▶ **Material**:
......

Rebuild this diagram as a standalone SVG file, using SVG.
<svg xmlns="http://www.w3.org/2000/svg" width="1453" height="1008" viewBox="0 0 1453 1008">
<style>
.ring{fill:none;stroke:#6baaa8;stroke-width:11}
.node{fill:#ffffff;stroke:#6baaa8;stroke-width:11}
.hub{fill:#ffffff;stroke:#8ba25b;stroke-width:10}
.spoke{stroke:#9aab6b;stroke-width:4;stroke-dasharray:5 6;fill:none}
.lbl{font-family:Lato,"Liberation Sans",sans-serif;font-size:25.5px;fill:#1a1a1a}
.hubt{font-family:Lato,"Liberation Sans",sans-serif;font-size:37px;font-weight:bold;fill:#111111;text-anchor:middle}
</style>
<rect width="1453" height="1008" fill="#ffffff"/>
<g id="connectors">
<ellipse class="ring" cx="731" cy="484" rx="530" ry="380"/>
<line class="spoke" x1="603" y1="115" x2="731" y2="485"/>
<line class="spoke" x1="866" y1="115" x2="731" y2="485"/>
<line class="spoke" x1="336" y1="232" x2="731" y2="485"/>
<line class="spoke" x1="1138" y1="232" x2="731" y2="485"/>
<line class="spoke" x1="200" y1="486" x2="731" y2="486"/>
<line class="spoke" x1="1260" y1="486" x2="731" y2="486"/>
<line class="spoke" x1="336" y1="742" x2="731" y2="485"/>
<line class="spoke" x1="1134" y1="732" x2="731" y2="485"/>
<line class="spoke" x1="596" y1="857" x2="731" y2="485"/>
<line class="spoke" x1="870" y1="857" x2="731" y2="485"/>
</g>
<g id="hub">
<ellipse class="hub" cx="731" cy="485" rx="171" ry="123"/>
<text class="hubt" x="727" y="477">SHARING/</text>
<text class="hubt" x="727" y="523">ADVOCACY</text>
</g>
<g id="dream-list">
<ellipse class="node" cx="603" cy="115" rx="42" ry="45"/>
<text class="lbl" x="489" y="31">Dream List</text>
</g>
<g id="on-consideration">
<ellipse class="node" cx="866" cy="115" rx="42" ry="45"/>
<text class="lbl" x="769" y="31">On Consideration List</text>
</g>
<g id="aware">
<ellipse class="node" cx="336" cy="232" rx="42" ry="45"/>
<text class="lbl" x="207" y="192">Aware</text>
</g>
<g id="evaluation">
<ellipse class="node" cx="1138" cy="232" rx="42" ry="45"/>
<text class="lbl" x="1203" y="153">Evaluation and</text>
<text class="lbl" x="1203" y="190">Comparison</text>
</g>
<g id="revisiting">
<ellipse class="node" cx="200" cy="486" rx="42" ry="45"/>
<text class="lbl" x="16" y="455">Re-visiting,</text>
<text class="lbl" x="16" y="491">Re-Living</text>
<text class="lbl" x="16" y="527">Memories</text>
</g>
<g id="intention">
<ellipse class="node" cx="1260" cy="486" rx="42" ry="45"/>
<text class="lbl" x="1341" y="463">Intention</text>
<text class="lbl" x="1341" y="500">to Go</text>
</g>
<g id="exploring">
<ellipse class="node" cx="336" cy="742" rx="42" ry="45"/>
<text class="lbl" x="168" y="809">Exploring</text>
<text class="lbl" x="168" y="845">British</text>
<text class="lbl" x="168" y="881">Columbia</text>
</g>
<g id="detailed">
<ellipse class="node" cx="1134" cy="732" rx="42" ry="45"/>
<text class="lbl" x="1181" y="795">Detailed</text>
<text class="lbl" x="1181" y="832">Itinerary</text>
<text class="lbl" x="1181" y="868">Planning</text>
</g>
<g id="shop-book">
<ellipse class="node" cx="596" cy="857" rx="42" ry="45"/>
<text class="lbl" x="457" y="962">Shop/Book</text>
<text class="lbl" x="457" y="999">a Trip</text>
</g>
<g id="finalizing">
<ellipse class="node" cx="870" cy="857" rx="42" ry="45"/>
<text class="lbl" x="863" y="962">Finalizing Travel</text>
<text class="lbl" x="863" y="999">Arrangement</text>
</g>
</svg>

......

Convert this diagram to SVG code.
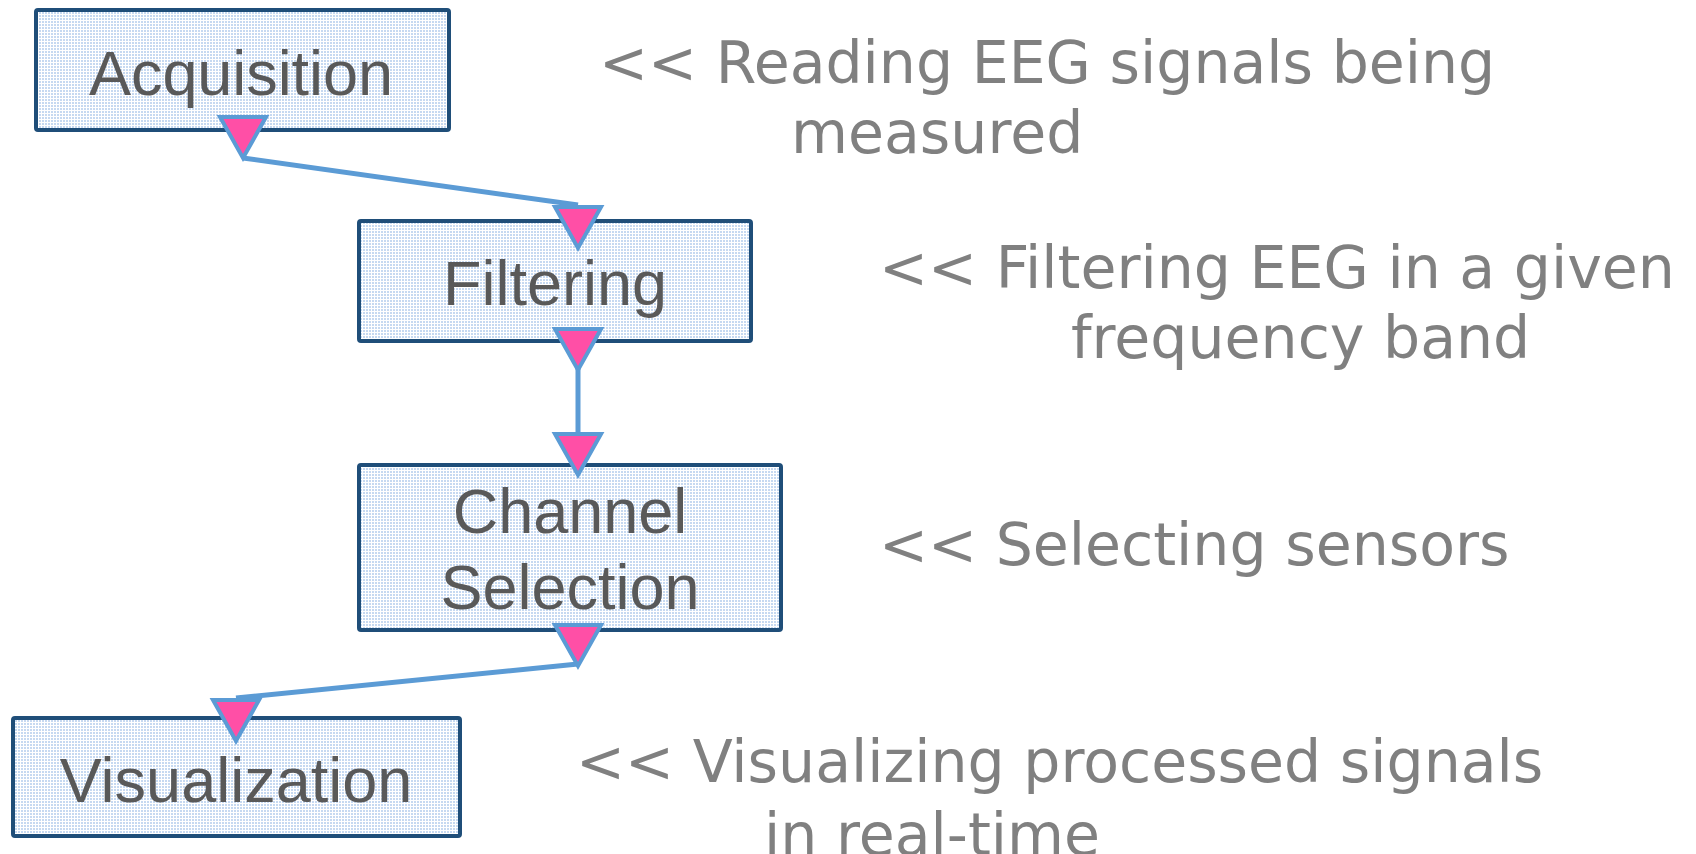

......

Scan the material for lines with the word "diagram", and copy each line you find.

Rebuild this diagram as a standalone SVG file, using SVG.
Convert this diagram to SVG code.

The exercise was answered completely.